Help the Working Class by Deregulating Housing Construction

Both leftists and “national conservative” right-wingers have lamented declining job opportunities for the working class—particularly males, and proposed to revive their fortunes through a variety of subsidies and protectionist measures.  But my George Mason University colleague, economist Bryan Caplan points out a much better way to create millions of attractive new working class jobs:

My dear friend and colleague Don Boudreaux keeps arguing with national conservatives like Oren Cass who want to use industrial policy to revive American manufacturing…. The more I read these debates, the more convinced I am that both sides are overlooking common ground that reaches all the way to the horizon.

What common ground could that possibly be, you ask?

National conservatives yearn to help non-college domestic workers, especially men who feel out-of-place in the modern service economy. Like my dissertation advisor Anne Case and her Nobel laureate husband Angus Deaton, they plausibly attribute much of the opioid epidemic to the lack of meaningful work for non-college males.

Meanwhile, free-market economists have spent years talking about a big policy reform that would create millions of well-paid, meaningful jobs for non-college males: housing deregulation. While few give this reform the top priority that I do, almost every economist I know now recognizes that housing regulation has been strangling housing supply for decades, especially in the richest areas of the country….

What makes me so sure that housing deregulation would be great for non-college males? Because non-college males build almost all our housing! Over 80% of all construction jobs are non-college already—and almost 90% are male…

[N]otice that there are already over ten million construction workers in America. That’s only modestly below the nation’s total manufacturing employment!

Upshot: We can credibly do everything national conservatives hope to do for America’s non-college males via deregulation. Even modest relaxation of existing regs could swiftly create one or two million more well-paid working-class jobs. The radical housing deregulation I champion could easily double the size of the construction industry for decades.

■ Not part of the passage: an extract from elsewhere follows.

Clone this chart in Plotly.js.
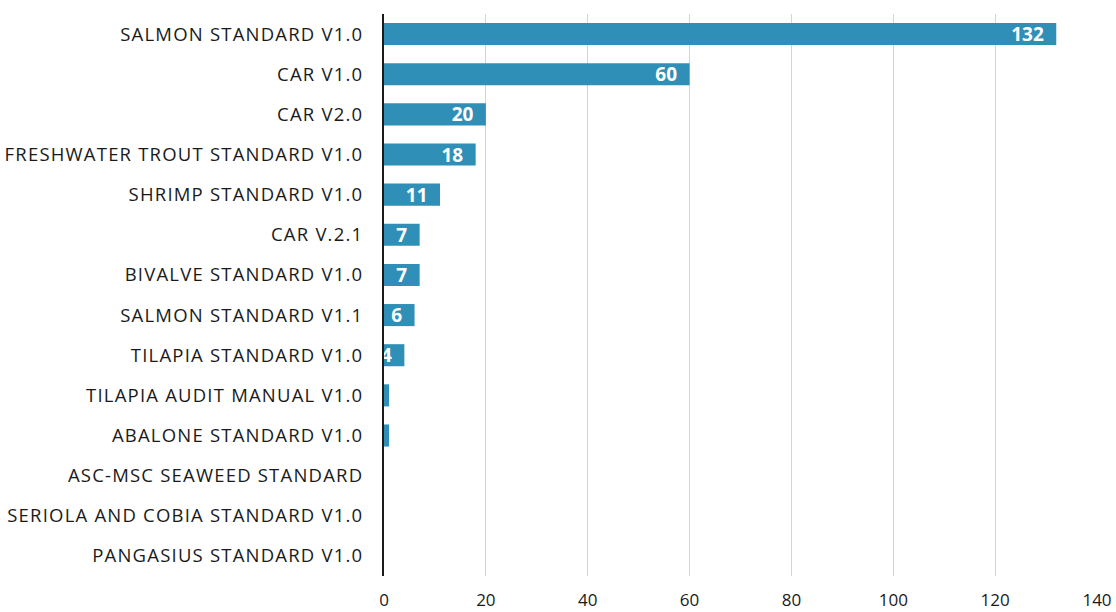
<!DOCTYPE html>
<html>
<head>
<meta charset="utf-8">
<script src="https://cdn.plot.ly/plotly-3.0.1.min.js"></script>
<style>
html,body{margin:0;padding:0;background:#fff}
#chart{width:1116px;height:612px}
#chart .ytick text{letter-spacing:1.2px}
</style>
</head>
<body>
<div id="chart"></div>
<script>
const categories = [
  "SALMON STANDARD V1.0",
  "CAR V1.0",
  "CAR V2.0",
  "FRESHWATER TROUT STANDARD V1.0",
  "SHRIMP STANDARD V1.0",
  "CAR V.2.1",
  "BIVALVE STANDARD V1.0",
  "SALMON STANDARD V1.1",
  "TILAPIA STANDARD V1.0",
  "TILAPIA AUDIT MANUAL V1.0",
  "ABALONE STANDARD V1.0",
  "ASC-MSC SEAWEED STANDARD",
  "SERIOLA AND COBIA STANDARD V1.0",
  "PANGASIUS STANDARD V1.0"
];
const values = [132, 60, 20, 18, 11, 7, 7, 6, 4, 1, 1, 0, 0, 0];
const tickVals = [0, 20, 40, 60, 80, 100, 120, 140];

const trace = {
  type: 'bar',
  orientation: 'h',
  y: categories,
  x: values,
  marker: {color: '#2f8fb7'},
  text: values.map(v => v >= 4 ? String(v) + '\u2002' : ''),
  textposition: 'inside',
  insidetextanchor: 'end',
  constraintext: 'none',
  textangle: 0,
  textfont: {family: '"Open Sans", sans-serif', size: 19, color: '#ffffff', weight: 'bold'},
  hoverinfo: 'x+y',
  cliponaxis: false
};

const layout = {
  width: 1116,
  height: 612,
  margin: {l: 384, r: 19, t: 14, b: 36},
  paper_bgcolor: '#ffffff',
  plot_bgcolor: '#ffffff',
  showlegend: false,
  bargap: 0.45,
  font: {family: '"Open Sans", sans-serif', size: 17, color: '#1a1a1a'},
  xaxis: {
    range: [0, 140],
    tickvals: tickVals,
    ticktext: tickVals.map(String),
    showgrid: true,
    gridcolor: '#d4d4d4',
    gridwidth: 1,
    zeroline: false,
    showline: false,
    ticks: '',
    ticklabelstandoff: 12,
    tickfont: {family: '"Open Sans", sans-serif', size: 17, color: '#1a1a1a'},
    fixedrange: true
  },
  yaxis: {
    autorange: 'reversed',
    showline: true,
    linecolor: '#1a1a1a',
    linewidth: 2,
    ticks: '',
    ticklabelstandoff: 15,
    tickfont: {family: '"Open Sans", sans-serif', size: 18.5, color: '#1a1a1a'},
    fixedrange: true
  }
};

Plotly.newPlot('chart', [trace], layout, {displayModeBar: false, staticPlot: true});
</script>
</body>
</html>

Just imagine all the honest toil required to demolish those silly two-story homes in San Francisco and replace them with skyscrapers.

Unrealistic? Well, adding millions of construction jobs is vastly more realistic than adding millions of factory jobs. Even if you give Trump’s protectionism 100% credit for all the manufacturing employment increase during his administration, that’s only about 400,000 jobs total. And that’s a crazy assumption because the growth rate was virtually the same during the last seven Obama years. …

To create millions of new factory jobs would require truly draconian protectionism. Why? Because you’re fighting against not just global competition, but technological progress itself. Technological progress in agriculture has given us so much food that we no longer need many farmers. Technological progress in manufacturing has given us so much stuff that we no longer need many factory workers.

The same is not true for construction, because this industry has been suffocated by regulation for the last half century. Instead of being near-satiated, we have massive pent-up demand. Americans hunger for cheap, spacious, homes in desirable locations. We have the technology to build these homes. We have millions of working-class males hoping for better jobs. All we lack is government permission to let them do the work.

While working-class men would be the most immediate beneficiaries of housing construction deregulation, women stand to reap benefits, as well. More and better employment opportunities for working-class men would obviously benefit their wives, daughters, and other female family members. In addition, they would  reduce crime and other social pathologies in working class communities, which would help women, as well as men.

Working and lower-middle class men and women alike could also have much to gain from expanded ability to vote with their feet and “move to opportunity,” which would be created by breaking down exclusionary zoning and other barriers to new construction. As I have long argued, this is an underappreciated common interest of mostly Democratic poor minorities and the increasingly Republican white working class. Many in both groups would be able to move to places with better job and educational opportunities.

The nation as a whole would also benefit greatly from the resulting increase in innovation and growth. Even current homeowners in attractive areas—often seen as natural advocates of “NIMBY” resistance to new construction—can benefit, as well.

Overcoming opposition to housing deregulation will not be easy. But important progress has been made in recent years, in places like such as Oregon and California. And there is potential for much more. Leaders as varied as liberal California Gov. Gavin Newsom and Virginia GOP Governor Glenn Youngkin have begun to see the light on this issue. Hopefully, the trend will continue.